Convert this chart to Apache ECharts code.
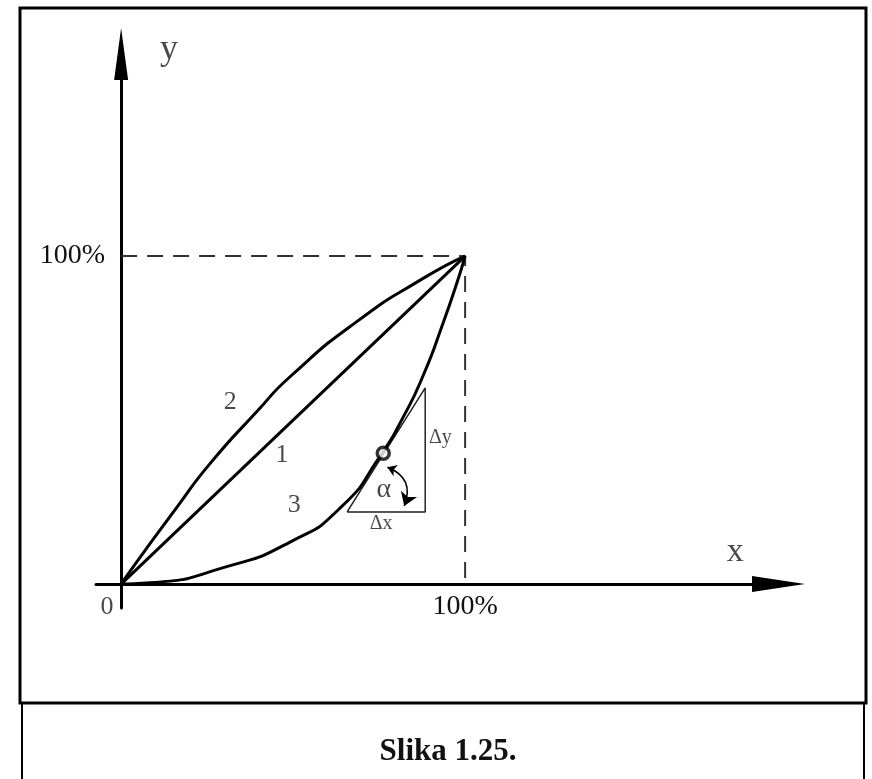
<!DOCTYPE html>
<html>
<head>
<meta charset="utf-8">
<script src="https://cdn.jsdelivr.net/npm/echarts@6/dist/echarts.min.js"></script>
<style>
  html, body { margin: 0; padding: 0; background: #fff; }
  #chart { width: 872px; height: 779px; }
</style>
</head>
<body>
<div id="chart"></div>
<script>
// curve 1 - linear
const curve1 = [[0, 0], [100, 100]];
// curve 2 - concave, above the line
const curve2 = [[0, 0], [6.4, 9.4], [16.2, 23.4], [25.9, 36.8], [39.4, 52.5], [49.1, 63.2], [68.5, 80.0], [87.8, 93.2], [100, 100]];
// curve 3 - convex, below the line
const curve3 = [[0, 0], [8.4, 0.4], [30.7, 5.3], [49.1, 12.8], [63.7, 23.2], [75.3, 39.0], [82.0, 50.9], [87.9, 63.8], [93.6, 79.6], [97.6, 91.8], [100, 100]];

const guide = [[0, 100], [100, 100], [100, 0]];
const markedPoint = [[76.2, 39.9]];
const tangent = [[65.7, 22.0], [88.4, 22.0], [88.4, 59.8], [65.7, 22.0]];
const alphaArc = [[77.4, 35.6], [82.3, 23.8]];

const axisTicks = [100];
const labelTexts = ["1", "2", "3", "\u03B1", "\u0394y", "\u0394x", "0", "y", "x"];
const labelPos = [[46.8, 39.3], [31.7, 55.5], [50.3, 24.1], [76.4, 28.7], [92.8, 44.5], [75.6, 18.4], [-4.1, -6.9], [13.9, 163.0], [178.5, 9.7]];
const labelSizes = [26, 26, 26, 28, 20, 20, 26, 36, 34];

const serif = "Liberation Serif";
const chart = echarts.init(document.getElementById("chart"));

const curveStyle = { color: "#000", width: 3 };

chart.setOption({
    animation: false,
    backgroundColor: "#fff",
    title: {
        text: "Slika 1.25.",
        left: 443,
        textAlign: "center",
        top: 731,
        textStyle: { fontFamily: serif, fontSize: 31, fontWeight: "bold", color: "#111" }
    },
    graphic: [
        { type: "rect", shape: { x: 20, y: 8, width: 846, height: 695 }, style: { fill: null, stroke: "#000", lineWidth: 3 } },
        { type: "line", shape: { x1: 22, y1: 703, x2: 22, y2: 779 }, style: { stroke: "#000", lineWidth: 2 } },
        { type: "line", shape: { x1: 864, y1: 703, x2: 864, y2: 779 }, style: { stroke: "#000", lineWidth: 2 } }
    ],
    grid: { left: 96, right: 93.5, top: 54, bottom: 171 },
    xAxis: {
        type: "value",
        min: -7.3,
        max: 191.1,
        splitLine: { show: false },
        axisTick: { show: false },
        axisLine: {
            onZero: true,
            lineStyle: { color: "#000", width: 3 },
            symbol: ["none", "triangle"],
            symbolSize: [16, 53]
        },
        axisLabel: {
            customValues: axisTicks,
            formatter: "{value}%",
            margin: -15,
            fontFamily: serif,
            fontSize: 28,
            color: "#111"
        }
    },
    yAxis: {
        type: "value",
        min: -7.3,
        max: 161.6,
        splitLine: { show: false },
        axisTick: { show: false },
        axisLine: {
            onZero: true,
            lineStyle: { color: "#000", width: 3 },
            symbol: ["none", "triangle"],
            symbolSize: [14, 52]
        },
        axisLabel: {
            customValues: axisTicks,
            formatter: "{value}%",
            margin: -9,
            fontFamily: serif,
            fontSize: 28,
            color: "#111"
        }
    },
    series: [
        {
            name: "guide",
            type: "line",
            data: guide,
            showSymbol: false,
            silent: true,
            lineStyle: { color: "#333", width: 2, type: [16, 10] }
        },
        {
            name: "tangent",
            type: "line",
            data: tangent,
            showSymbol: false,
            silent: true,
            lineStyle: { color: "#222", width: 1.5 }
        },
        { name: "1", type: "line", data: curve1, showSymbol: false, lineStyle: curveStyle },
        { name: "2", type: "line", data: curve2, smooth: 0.6, showSymbol: false, lineStyle: curveStyle },
        { name: "3", type: "line", data: curve3, smooth: 0.6, showSymbol: false, lineStyle: curveStyle },
        {
            name: "alpha",
            type: "lines",
            coordinateSystem: "cartesian2d",
            silent: true,
            symbol: ["arrow", "arrow"],
            symbolSize: [9, 13],
            lineStyle: { color: "#000", width: 1.5, curveness: 0.5, opacity: 1 },
            data: [{ coords: alphaArc }]
        },
        {
            name: "point",
            type: "scatter",
            data: markedPoint,
            symbol: "circle",
            symbolSize: 12,
            itemStyle: { color: "#fff", borderColor: "#000", borderWidth: 3.5 },
            z: 5
        },
        {
            name: "labels",
            type: "scatter",
            silent: true,
            clip: false,
            symbolSize: 0,
            data: labelPos.map((p, i) => ({
                value: p,
                label: {
                    show: true,
                    position: "inside",
                    formatter: labelTexts[i],
                    fontFamily: serif,
                    fontSize: labelSizes[i],
                    color: "#1a1a1a"
                }
            }))
        }
    ]
});
</script>
</body>
</html>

==========

__YOUR INSTRUCTIONS__.
Without the pictures, write out all of the material exactly.

__EXPECTED OUTPUT__.
Convert this chart to Apache ECharts code.
<!DOCTYPE html>
<html>
<head>
<meta charset="utf-8">
<script src="https://cdn.jsdelivr.net/npm/echarts@6/dist/echarts.min.js"></script>
<style>
  html, body { margin: 0; padding: 0; background: #fff; }
  #chart { width: 872px; height: 779px; }
</style>
</head>
<body>
<div id="chart"></div>
<script>
// curve 1 - linear
const curve1 = [[0, 0], [100, 100]];
// curve 2 - concave, above the line
const curve2 = [[0, 0], [6.4, 9.4], [16.2, 23.4], [25.9, 36.8], [39.4, 52.5], [49.1, 63.2], [68.5, 80.0], [87.8, 93.2], [100, 100]];
// curve 3 - convex, below the line
const curve3 = [[0, 0], [8.4, 0.4], [30.7, 5.3], [49.1, 12.8], [63.7, 23.2], [75.3, 39.0], [82.0, 50.9], [87.9, 63.8], [93.6, 79.6], [97.6, 91.8], [100, 100]];

const guide = [[0, 100], [100, 100], [100, 0]];
const markedPoint = [[76.2, 39.9]];
const tangent = [[65.7, 22.0], [88.4, 22.0], [88.4, 59.8], [65.7, 22.0]];
const alphaArc = [[77.4, 35.6], [82.3, 23.8]];

const axisTicks = [100];
const labelTexts = ["1", "2", "3", "\u03B1", "\u0394y", "\u0394x", "0", "y", "x"];
const labelPos = [[46.8, 39.3], [31.7, 55.5], [50.3, 24.1], [76.4, 28.7], [92.8, 44.5], [75.6, 18.4], [-4.1, -6.9], [13.9, 163.0], [178.5, 9.7]];
const labelSizes = [26, 26, 26, 28, 20, 20, 26, 36, 34];

const serif = "Liberation Serif";
const chart = echarts.init(document.getElementById("chart"));

const curveStyle = { color: "#000", width: 3 };

chart.setOption({
    animation: false,
    backgroundColor: "#fff",
    title: {
        text: "Slika 1.25.",
        left: 443,
        textAlign: "center",
        top: 731,
        textStyle: { fontFamily: serif, fontSize: 31, fontWeight: "bold", color: "#111" }
    },
    graphic: [
        { type: "rect", shape: { x: 20, y: 8, width: 846, height: 695 }, style: { fill: null, stroke: "#000", lineWidth: 3 } },
        { type: "line", shape: { x1: 22, y1: 703, x2: 22, y2: 779 }, style: { stroke: "#000", lineWidth: 2 } },
        { type: "line", shape: { x1: 864, y1: 703, x2: 864, y2: 779 }, style: { stroke: "#000", lineWidth: 2 } }
    ],
    grid: { left: 96, right: 93.5, top: 54, bottom: 171 },
    xAxis: {
        type: "value",
        min: -7.3,
        max: 191.1,
        splitLine: { show: false },
        axisTick: { show: false },
        axisLine: {
            onZero: true,
            lineStyle: { color: "#000", width: 3 },
            symbol: ["none", "triangle"],
            symbolSize: [16, 53]
        },
        axisLabel: {
            customValues: axisTicks,
            formatter: "{value}%",
            margin: -15,
            fontFamily: serif,
            fontSize: 28,
            color: "#111"
        }
    },
    yAxis: {
        type: "value",
        min: -7.3,
        max: 161.6,
        splitLine: { show: false },
        axisTick: { show: false },
        axisLine: {
            onZero: true,
            lineStyle: { color: "#000", width: 3 },
            symbol: ["none", "triangle"],
            symbolSize: [14, 52]
        },
        axisLabel: {
            customValues: axisTicks,
            formatter: "{value}%",
            margin: -9,
            fontFamily: serif,
            fontSize: 28,
            color: "#111"
        }
    },
    series: [
        {
            name: "guide",
            type: "line",
            data: guide,
            showSymbol: false,
            silent: true,
            lineStyle: { color: "#333", width: 2, type: [16, 10] }
        },
        {
            name: "tangent",
            type: "line",
            data: tangent,
            showSymbol: false,
            silent: true,
            lineStyle: { color: "#222", width: 1.5 }
        },
        { name: "1", type: "line", data: curve1, showSymbol: false, lineStyle: curveStyle },
        { name: "2", type: "line", data: curve2, smooth: 0.6, showSymbol: false, lineStyle: curveStyle },
        { name: "3", type: "line", data: curve3, smooth: 0.6, showSymbol: false, lineStyle: curveStyle },
        {
            name: "alpha",
            type: "lines",
            coordinateSystem: "cartesian2d",
            silent: true,
            symbol: ["arrow", "arrow"],
            symbolSize: [9, 13],
            lineStyle: { color: "#000", width: 1.5, curveness: 0.5, opacity: 1 },
            data: [{ coords: alphaArc }]
        },
        {
            name: "point",
            type: "scatter",
            data: markedPoint,
            symbol: "circle",
            symbolSize: 12,
            itemStyle: { color: "#fff", borderColor: "#000", borderWidth: 3.5 },
            z: 5
        },
        {
            name: "labels",
            type: "scatter",
            silent: true,
            clip: false,
            symbolSize: 0,
            data: labelPos.map((p, i) => ({
                value: p,
                label: {
                    show: true,
                    position: "inside",
                    formatter: labelTexts[i],
                    fontFamily: serif,
                    fontSize: labelSizes[i],
                    color: "#1a1a1a"
                }
            }))
        }
    ]
});
</script>
</body>
</html>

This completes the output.